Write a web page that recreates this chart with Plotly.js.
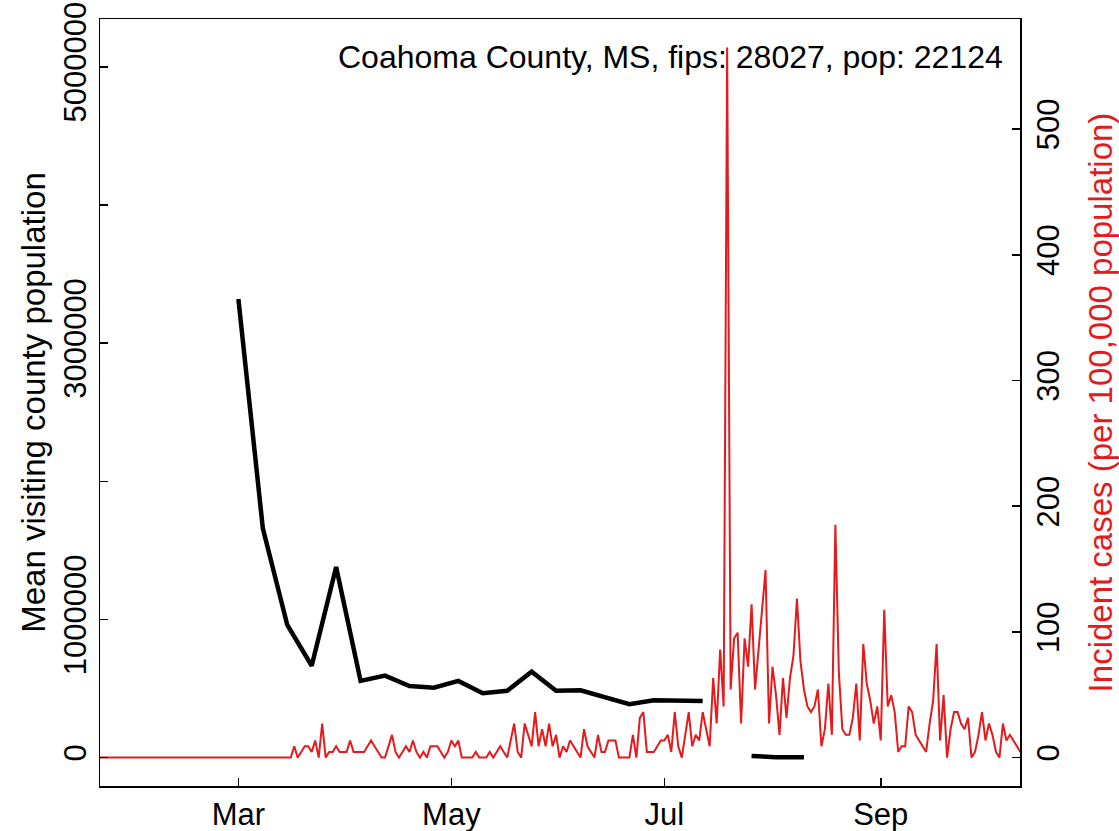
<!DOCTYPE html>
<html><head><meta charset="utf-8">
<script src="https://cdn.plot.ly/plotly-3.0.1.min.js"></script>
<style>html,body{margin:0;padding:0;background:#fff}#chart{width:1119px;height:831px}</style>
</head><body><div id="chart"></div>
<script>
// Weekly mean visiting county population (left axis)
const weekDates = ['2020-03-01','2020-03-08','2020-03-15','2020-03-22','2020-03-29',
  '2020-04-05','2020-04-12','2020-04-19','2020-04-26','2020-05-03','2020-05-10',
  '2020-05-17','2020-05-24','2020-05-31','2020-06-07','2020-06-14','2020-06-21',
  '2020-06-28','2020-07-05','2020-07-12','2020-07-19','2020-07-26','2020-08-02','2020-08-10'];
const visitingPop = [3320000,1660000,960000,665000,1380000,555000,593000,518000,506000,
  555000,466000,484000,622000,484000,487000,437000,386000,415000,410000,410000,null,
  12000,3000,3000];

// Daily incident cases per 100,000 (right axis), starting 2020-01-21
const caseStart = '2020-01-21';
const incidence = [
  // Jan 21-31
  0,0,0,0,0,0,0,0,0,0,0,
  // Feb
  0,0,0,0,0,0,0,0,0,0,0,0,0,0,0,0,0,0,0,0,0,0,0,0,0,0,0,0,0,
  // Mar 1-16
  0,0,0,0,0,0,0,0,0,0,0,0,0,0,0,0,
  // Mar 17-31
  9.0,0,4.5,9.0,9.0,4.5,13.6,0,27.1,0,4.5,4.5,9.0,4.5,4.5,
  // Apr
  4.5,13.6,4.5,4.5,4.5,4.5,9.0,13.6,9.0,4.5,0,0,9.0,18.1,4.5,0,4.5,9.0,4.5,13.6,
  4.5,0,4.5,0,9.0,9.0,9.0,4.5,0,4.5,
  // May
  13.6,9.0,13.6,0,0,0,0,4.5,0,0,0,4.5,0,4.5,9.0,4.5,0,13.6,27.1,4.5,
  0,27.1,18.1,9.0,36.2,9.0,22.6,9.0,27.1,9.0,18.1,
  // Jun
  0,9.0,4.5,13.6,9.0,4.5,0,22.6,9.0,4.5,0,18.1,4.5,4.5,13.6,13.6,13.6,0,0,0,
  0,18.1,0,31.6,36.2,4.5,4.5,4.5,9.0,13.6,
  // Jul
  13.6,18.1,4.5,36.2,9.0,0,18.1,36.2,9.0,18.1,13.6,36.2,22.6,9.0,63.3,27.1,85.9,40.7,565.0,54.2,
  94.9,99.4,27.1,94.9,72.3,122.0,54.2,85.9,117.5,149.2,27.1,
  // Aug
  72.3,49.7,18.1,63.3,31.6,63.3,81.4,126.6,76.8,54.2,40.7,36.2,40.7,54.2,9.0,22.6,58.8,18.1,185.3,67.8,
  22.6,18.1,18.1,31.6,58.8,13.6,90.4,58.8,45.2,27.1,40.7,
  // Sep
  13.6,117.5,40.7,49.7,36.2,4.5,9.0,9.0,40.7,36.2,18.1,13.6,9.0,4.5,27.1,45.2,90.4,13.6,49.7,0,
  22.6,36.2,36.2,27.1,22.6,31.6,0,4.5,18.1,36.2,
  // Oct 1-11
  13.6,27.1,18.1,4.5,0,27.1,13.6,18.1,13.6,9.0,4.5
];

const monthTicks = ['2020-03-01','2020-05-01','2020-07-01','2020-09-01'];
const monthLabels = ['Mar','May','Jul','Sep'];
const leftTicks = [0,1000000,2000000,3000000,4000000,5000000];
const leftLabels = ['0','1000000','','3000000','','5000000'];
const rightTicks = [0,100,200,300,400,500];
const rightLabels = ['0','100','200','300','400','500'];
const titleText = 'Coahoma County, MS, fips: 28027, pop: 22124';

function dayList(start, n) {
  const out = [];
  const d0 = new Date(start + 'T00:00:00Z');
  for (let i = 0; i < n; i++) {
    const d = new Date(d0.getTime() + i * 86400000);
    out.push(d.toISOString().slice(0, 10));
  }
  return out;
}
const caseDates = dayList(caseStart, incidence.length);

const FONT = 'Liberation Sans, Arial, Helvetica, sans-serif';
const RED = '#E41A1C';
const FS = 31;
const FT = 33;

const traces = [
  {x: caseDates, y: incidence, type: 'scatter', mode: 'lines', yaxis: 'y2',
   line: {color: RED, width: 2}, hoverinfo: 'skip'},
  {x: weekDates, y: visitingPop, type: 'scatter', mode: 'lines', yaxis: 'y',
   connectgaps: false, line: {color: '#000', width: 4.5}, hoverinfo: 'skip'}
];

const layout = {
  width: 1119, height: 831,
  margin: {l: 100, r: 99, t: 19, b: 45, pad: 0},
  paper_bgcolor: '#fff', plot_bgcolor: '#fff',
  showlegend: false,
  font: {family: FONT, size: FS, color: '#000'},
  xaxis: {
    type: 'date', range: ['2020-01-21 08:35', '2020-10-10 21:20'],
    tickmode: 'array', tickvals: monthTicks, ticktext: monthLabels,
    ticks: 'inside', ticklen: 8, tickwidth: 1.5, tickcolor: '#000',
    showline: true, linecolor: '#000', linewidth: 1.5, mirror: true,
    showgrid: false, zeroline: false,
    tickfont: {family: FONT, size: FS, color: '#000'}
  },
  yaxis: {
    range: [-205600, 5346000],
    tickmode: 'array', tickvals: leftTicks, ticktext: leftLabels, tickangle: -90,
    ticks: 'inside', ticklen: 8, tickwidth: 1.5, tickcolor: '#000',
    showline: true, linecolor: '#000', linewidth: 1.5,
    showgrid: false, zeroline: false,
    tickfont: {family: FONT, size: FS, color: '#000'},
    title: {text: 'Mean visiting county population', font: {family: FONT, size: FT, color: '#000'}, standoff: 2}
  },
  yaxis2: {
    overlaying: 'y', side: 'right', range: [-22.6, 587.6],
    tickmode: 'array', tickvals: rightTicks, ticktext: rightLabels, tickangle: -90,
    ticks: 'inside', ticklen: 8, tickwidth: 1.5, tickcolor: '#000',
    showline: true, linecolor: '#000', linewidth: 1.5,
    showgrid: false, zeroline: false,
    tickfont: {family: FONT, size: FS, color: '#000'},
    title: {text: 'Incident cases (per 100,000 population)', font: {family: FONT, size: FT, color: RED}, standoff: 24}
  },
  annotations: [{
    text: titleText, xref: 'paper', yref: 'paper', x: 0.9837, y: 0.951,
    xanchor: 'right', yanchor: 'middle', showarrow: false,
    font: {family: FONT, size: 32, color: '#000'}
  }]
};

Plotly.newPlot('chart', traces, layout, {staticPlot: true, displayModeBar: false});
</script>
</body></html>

-*-

Exactly restate the lines from the beginning of the data through the line with "12000,3000,3000];", and no others, keeping pictures out.

Write a web page that recreates this chart with Plotly.js.
<!DOCTYPE html>
<html><head><meta charset="utf-8">
<script src="https://cdn.plot.ly/plotly-3.0.1.min.js"></script>
<style>html,body{margin:0;padding:0;background:#fff}#chart{width:1119px;height:831px}</style>
</head><body><div id="chart"></div>
<script>
// Weekly mean visiting county population (left axis)
const weekDates = ['2020-03-01','2020-03-08','2020-03-15','2020-03-22','2020-03-29',
  '2020-04-05','2020-04-12','2020-04-19','2020-04-26','2020-05-03','2020-05-10',
  '2020-05-17','2020-05-24','2020-05-31','2020-06-07','2020-06-14','2020-06-21',
  '2020-06-28','2020-07-05','2020-07-12','2020-07-19','2020-07-26','2020-08-02','2020-08-10'];
const visitingPop = [3320000,1660000,960000,665000,1380000,555000,593000,518000,506000,
  555000,466000,484000,622000,484000,487000,437000,386000,415000,410000,410000,null,
  12000,3000,3000];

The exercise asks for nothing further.